La herencia de descoordinación política y agravios personales dejada por el gobierno de Quim Torra está dificultando, al menos alargando, las negociaciones  entre ERC y JxCat para reeditarlo ahora con los papeles cambiados. La aritmética parlamentaria contando con el apoyo crítico de la CUP es muy favorable a la repetición del gobierno independentista (74 de 135 diputados), pero la experiencia reciente dejó un poso difícil de olvidar. La otra mayoría, la de izquierdas (de 74 diputados también), el sueño de En Comú-Podem, aparece en el fondo del escenario sin que ERC y PSC estén dispuestos oficialmente a compartirla.  Con un margen de maniobra tan escaso, todo hace suponer que el nuevo gobierno llegará por perifrástica, con mucho rodeo argumental para acabar dónde estábamos.

El PSC aprovecha el intermedio para alargar la administración de su éxito electoral. Salvador Illa cree una obligación moral presentarse a una investidura y proponer un gobierno con los Comunes, aunque el intento y la fórmula estén condenados al fracaso por la resistencia manifiesta de ERC a tomar en consideración la opción progresista y transversal. De momento, los socialistas reivindican la presidencia del Parlament en su condición de ganadores del 14-F, una aspiración que tampoco parece que vaya a prosperar. La presidencia de la cámara se la disputan JxCat y la CUP y forma parte de las negociaciones en marcha entre los tres grupos independentistas que ondeando la bandera del 50% de los votos conceden a la repetición de un gobierno Torra el carácter de inevitable.

La inevitabilidad de este gobierno solo se truncaría por un accidente irreparable en la negociación entre JxCat y ERC que ofreciera a los republicanos una razón sostenible para arriesgarse a un gobierno en minoría (con Comunes) que contara para la investidura con la abstención del PSC. Esta es una hipótesis remota que sin embargo es el objetivo real de los impulsores de la operación Illa y aunque al PSC le costaría un poco justificar su predisposición, a Pedro Sánchez le costaría mucho menos; al fin y al cabo, los socialistas catalanes ya permitieron con su abstención la primera investidura de Artur Mas, aunque por entonces Mas no había abrazado todavía la causa de la independencia.

La singular configuración de JxCat alienta a los teóricos de esta eventual y voluntarista perspectiva de una ruptura independentista. En el partido de Puigdemont conviven activistas patrióticos (algunos con posiciones delicadas respecto al pluralismo del país) y populistas anti partidos con gentes de experiencia convergente o exmilitantes de izquierda. Esta amalgama  podría ofrecer una respuesta fuera de registro en una negociación de tensión extrema con los republicanos.
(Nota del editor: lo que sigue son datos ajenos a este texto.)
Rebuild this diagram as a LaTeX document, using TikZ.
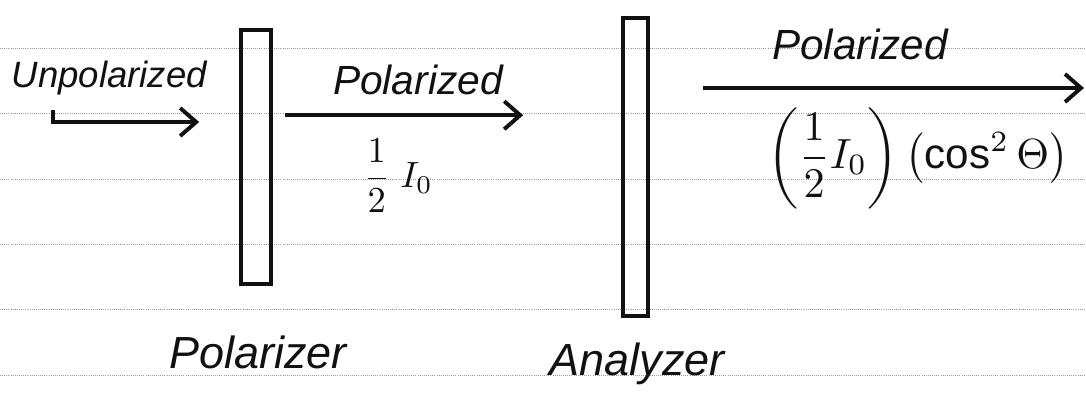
\documentclass[tikz,border=0pt]{standalone}
\usepackage{fontspec}
\setmainfont{Liberation Sans}
\usetikzlibrary{arrows.meta, positioning}
\definecolor{cink}{HTML}{111111}
\definecolor{crule}{HTML}{9A9A9A}
\tikzset{
  every picture/.style={line width=2.6pt},
  hand/.style={font=\fontsize{#1}{#1}\selectfont\itshape, text=cink, inner sep=1pt},
  hand/.default=30,
  eqn/.style={text=cink, inner sep=1pt, scale=#1},
  eqn/.default=2.4,
  plate/.style={draw=cink, rectangle, minimum width=#1, inner sep=0pt},
  plate/.default=0.75cm,
  ray/.style={-{Straight Barb[length=4mm, width=7mm]}, draw=cink, line width=2.8pt},
  rule/.style={crule, densely dotted, line width=0.5pt},
}

\begin{document}
\begin{tikzpicture}
  \useasboundingbox (0,0) rectangle (27.15,-9.9);
  % ruled paper
  \foreach \y in {-1.2, -2.84, -4.475, -6.1, -7.74, -9.375}
    \draw[rule] (0,\y) -- (27.15,\y);
  % the two plates
  \node[plate, minimum height=6.35cm] (pol) at (6.4,-3.93) {};
  \node[plate=0.63cm, minimum height=7.45cm] (ana) at (15.89,-4.18) {};
  % labels
  \node[hand=26] (unp) at (2.73,-1.95) {Unpolarized};
  \node[hand=29] (pz1) at (10.45,-2.0) {Polarized};
  \node[hand=30] (pz2) at (21.5,-1.1) {Polarized};
  \node[eqn=2.6] (half) at (9.95,-4.4) {$\displaystyle\frac{1}{2}\;I_0$};
  \node[eqn=3.0] (frm) at (22.95,-3.95) {$\displaystyle\left(\frac{1}{2}I_0\right)\left(\cos^2\Theta\right)$};
  \node[hand=32] (lpol) at (6.45,-8.8) {Polarizer};
  \node[hand=32] (lana) at (15.93,-9.1) {Analyzer};
  % rays
  \coordinate (r1) at (1.33,-3.05);
  \coordinate (r2) at (7.13,-2.88);
  \coordinate (r3) at (17.58,-2.2);
  \draw[ray] ([yshift=3mm]r1) -- (r1) -- ([xshift=-1cm]pol.west |- r1);
  \draw[ray] (r2) -- ([xshift=13.08cm-7.13cm]r2);
  \draw[ray] (r3) -- ([xshift=27.1cm-17.58cm]r3);
\end{tikzpicture}
\end{document}
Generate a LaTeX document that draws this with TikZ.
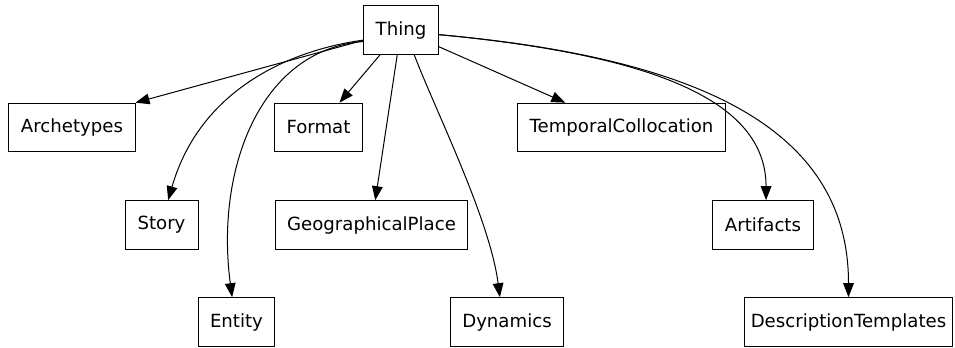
\documentclass[tikz,border=0pt]{standalone}
\usepackage{fontspec}
\setmainfont{DejaVu Sans}
\usetikzlibrary{arrows.meta,positioning}

\begin{document}
\begin{tikzpicture}[
  x=0.75pt, y=-0.75pt,
  font=\fontsize{13.6}{16}\selectfont,
  >={Triangle[length=10.5pt,width=8pt]},
  classbox/.style={draw, line width=0.75pt, inner xsep=9pt, minimum width=54.75pt, minimum height=36.5pt},
  link/.style={->, line width=0.75pt}
]
\useasboundingbox (0,0) rectangle (955,347);

% Root class.
\node[classbox] (thing) at (401,30) {Thing};

% First row of subclasses.
\node[classbox] (archetypes) at (72,127.5) {Archetypes};
\node[classbox] (format) at (318.5,127.5) {Format};
\node[classbox] (temporal) at (621.5,127.5) {TemporalCollocation};

% Second row.
\node[classbox] (story) at (161.5,225) {Story};
\node[classbox] (geoplace) at (371.5,225) {GeographicalPlace};
\node[classbox] (artifacts) at (763,225) {Artifacts};

% Third row.
\node[classbox] (entity) at (236.5,322) {Entity};
\node[classbox] (dynamics) at (507,322) {Dynamics};
\node[classbox, inner xsep=5pt] (templates) at (848.5,322) {DescriptionTemplates};

% Straight links.
\draw[link] (thing) -- (archetypes.north east);
\draw[link] (thing) -- (format);
\draw[link] (thing) -- (geoplace);
\draw[link] (thing) -- (temporal);

% Curved links.
\draw[link] (thing.195) .. controls +(-73,10) and +(32,-111) .. (story.75);
\draw[link] (thing.197) .. controls +(-103,8) and +(-17,-128) .. (entity.100);
\draw[link] (thing.-62) .. controls +(21,55) and +(-10,-78) .. (dynamics.106);
\draw[link] (thing.-7) .. controls +(211,20) and +(0,-101) .. (artifacts.83);
\draw[link] (thing.-7) .. controls +(281,25) and +(0,-158) .. (templates.north);

\end{tikzpicture}
\end{document}
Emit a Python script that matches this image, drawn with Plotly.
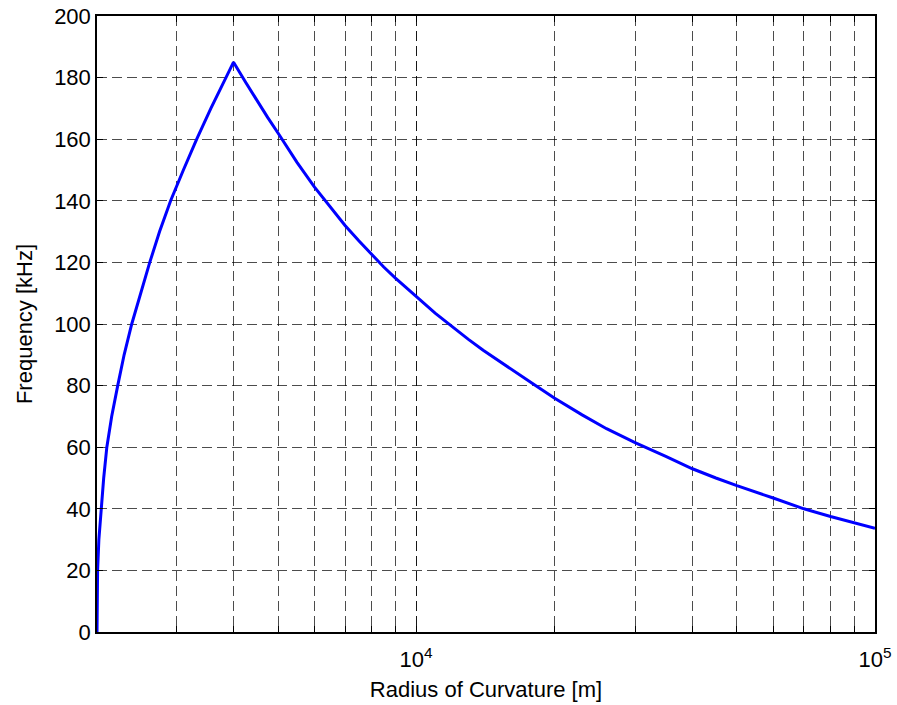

En ERC hay muchos detractores de la coalición con JxCat, tantos como debe haber en JxCat respecto de ERC. Pero entre los republicanos hay muchos más refractarios a una colaboración con el PSC sea cual sea la intensidad de la misma. Excepto un pequeño de grupo de dirigentes que son partidarios de reconstruir los puentes con los socialistas, la mayoría de ERC está instalada aun en la visceralidad anti-PSC promovida por Oriol Junqueras. El presidente de ERC no perdona al PSC su apoyo al 155 y le atribuye la responsabilidad de la supuesta represión estatal (otra cosa es el PSOE en Madrid, claro); además, ha expresado en múltiples ocasión su resentimiento con Miquel Iceta (y por extensión con todo el socialismo catalán) por su negativa a visitarlo en la cárcel.

En tanto Junqueras no de por terminado el duelo por el desenlace judicial del primer intento de unilateralidad, difícilmente se podrá dar una oportunidad a la transversalidad ERC-PSC, una coalición que obtendría 66 diputados, a 2 de la mayoría absoluta, que se superaría sin mayores obstáculos por el entusiasmo de los Comunes en recuperar el tripartito de izquierdas. Esta opción quedará para más adelante, dejando el paso libre a una nueva temporada del gobierno ERC-JxCat, a pesar de las tensiones previsibles y de todas las prevenciones de los propios socios.